Data shown >>
* * * * * * * * *
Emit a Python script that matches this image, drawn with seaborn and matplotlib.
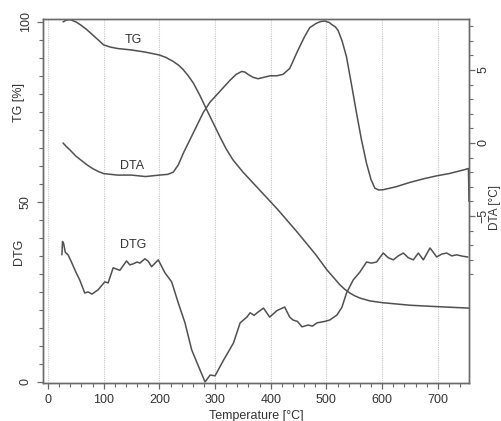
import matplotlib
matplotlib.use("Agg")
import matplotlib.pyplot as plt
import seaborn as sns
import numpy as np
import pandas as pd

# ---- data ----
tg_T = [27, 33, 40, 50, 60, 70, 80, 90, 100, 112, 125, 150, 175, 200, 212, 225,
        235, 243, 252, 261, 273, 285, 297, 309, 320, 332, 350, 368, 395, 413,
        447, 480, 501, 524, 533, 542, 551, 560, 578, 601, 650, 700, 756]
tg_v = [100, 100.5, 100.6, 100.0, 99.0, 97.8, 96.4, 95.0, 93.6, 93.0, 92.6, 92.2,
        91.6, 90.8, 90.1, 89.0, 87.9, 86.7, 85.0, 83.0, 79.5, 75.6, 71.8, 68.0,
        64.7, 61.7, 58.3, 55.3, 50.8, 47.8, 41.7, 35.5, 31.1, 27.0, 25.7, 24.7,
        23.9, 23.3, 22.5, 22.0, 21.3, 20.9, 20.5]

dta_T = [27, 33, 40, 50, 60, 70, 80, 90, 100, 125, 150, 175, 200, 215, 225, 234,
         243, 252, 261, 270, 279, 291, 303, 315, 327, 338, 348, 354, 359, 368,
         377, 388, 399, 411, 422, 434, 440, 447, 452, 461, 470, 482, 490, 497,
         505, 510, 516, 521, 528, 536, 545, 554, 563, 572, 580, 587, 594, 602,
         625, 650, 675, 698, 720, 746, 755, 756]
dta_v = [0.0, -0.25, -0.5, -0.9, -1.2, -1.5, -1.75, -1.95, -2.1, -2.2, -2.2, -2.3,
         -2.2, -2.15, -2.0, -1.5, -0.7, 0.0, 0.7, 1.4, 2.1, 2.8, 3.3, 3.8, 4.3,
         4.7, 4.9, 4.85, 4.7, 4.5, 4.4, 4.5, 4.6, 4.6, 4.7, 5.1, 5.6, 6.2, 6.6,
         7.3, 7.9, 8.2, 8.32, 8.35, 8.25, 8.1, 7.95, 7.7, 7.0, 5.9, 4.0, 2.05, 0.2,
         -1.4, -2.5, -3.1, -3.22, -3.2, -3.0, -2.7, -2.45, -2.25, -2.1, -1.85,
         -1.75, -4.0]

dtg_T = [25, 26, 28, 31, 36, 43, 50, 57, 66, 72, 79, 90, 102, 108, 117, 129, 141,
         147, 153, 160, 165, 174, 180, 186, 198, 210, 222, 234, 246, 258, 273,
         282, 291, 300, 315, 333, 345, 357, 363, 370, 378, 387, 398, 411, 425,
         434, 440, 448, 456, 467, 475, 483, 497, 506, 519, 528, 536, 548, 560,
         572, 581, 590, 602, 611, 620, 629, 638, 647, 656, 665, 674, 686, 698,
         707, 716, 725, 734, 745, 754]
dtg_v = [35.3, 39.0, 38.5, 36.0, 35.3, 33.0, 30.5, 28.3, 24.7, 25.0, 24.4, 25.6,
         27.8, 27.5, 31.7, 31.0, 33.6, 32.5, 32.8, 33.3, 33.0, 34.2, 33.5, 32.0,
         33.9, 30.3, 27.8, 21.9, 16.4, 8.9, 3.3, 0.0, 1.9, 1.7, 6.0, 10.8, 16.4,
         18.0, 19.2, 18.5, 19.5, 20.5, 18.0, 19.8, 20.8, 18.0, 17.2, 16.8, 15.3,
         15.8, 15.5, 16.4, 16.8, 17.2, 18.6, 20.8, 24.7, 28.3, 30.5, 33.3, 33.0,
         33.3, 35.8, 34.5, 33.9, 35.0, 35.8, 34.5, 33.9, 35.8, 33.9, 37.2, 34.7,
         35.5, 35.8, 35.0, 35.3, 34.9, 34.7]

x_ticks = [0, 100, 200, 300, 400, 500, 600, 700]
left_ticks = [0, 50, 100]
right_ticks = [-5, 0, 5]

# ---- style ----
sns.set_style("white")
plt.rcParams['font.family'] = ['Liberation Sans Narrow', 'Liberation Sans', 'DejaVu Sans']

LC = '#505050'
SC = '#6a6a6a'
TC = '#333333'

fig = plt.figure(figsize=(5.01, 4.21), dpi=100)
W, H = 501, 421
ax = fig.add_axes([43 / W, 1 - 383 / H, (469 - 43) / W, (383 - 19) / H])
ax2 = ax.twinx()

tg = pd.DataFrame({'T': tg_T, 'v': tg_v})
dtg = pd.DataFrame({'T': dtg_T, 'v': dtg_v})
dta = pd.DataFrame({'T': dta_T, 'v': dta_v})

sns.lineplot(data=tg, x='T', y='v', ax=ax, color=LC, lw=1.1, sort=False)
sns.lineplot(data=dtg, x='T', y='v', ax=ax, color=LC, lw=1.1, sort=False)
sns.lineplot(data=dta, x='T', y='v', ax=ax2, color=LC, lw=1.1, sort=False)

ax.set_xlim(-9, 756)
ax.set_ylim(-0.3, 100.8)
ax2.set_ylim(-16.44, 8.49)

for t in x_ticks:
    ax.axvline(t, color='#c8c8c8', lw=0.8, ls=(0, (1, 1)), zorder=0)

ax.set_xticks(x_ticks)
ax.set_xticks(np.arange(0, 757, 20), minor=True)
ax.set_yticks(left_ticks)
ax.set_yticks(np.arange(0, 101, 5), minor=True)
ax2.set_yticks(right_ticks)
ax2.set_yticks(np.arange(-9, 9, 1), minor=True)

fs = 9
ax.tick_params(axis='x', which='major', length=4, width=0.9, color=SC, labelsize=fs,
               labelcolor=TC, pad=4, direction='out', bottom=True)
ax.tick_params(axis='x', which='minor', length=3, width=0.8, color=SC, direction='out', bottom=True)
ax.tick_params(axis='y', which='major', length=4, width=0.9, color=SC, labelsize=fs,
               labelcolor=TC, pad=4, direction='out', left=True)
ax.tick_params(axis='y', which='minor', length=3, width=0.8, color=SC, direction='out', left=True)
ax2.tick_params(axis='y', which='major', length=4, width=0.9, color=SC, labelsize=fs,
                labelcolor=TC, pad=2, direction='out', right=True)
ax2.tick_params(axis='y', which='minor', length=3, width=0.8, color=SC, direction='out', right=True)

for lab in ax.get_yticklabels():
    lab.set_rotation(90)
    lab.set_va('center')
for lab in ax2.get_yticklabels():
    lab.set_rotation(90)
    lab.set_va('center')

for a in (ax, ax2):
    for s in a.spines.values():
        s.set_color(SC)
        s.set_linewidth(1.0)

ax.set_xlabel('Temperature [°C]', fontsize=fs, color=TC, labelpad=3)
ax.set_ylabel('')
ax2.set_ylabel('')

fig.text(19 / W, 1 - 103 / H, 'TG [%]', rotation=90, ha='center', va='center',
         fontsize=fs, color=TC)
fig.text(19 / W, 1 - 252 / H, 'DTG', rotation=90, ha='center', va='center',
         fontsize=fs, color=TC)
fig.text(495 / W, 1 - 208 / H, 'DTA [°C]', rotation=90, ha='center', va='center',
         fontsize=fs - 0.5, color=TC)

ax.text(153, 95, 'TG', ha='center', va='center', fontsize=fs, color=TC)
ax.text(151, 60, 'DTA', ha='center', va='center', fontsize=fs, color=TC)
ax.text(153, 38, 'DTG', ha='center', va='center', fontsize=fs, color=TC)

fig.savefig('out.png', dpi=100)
* * * * * * * * *
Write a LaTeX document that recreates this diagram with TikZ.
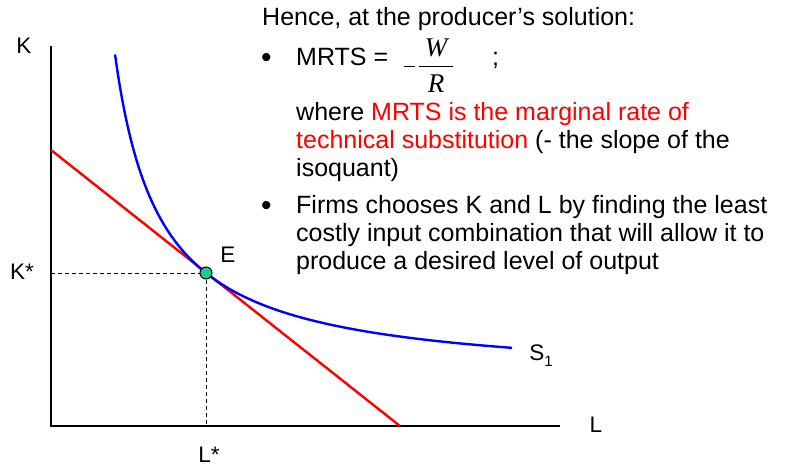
* * * * * * * * *
Task prompt >> Give back exactly the lines from the one that holds "Emit a Python" to the one that holds "import pandas as pd", with both ends and without the images.

Finished task >>
Emit a Python script that matches this image, drawn with seaborn and matplotlib.
import matplotlib
matplotlib.use("Agg")
import matplotlib.pyplot as plt
import seaborn as sns
import numpy as np
import pandas as pd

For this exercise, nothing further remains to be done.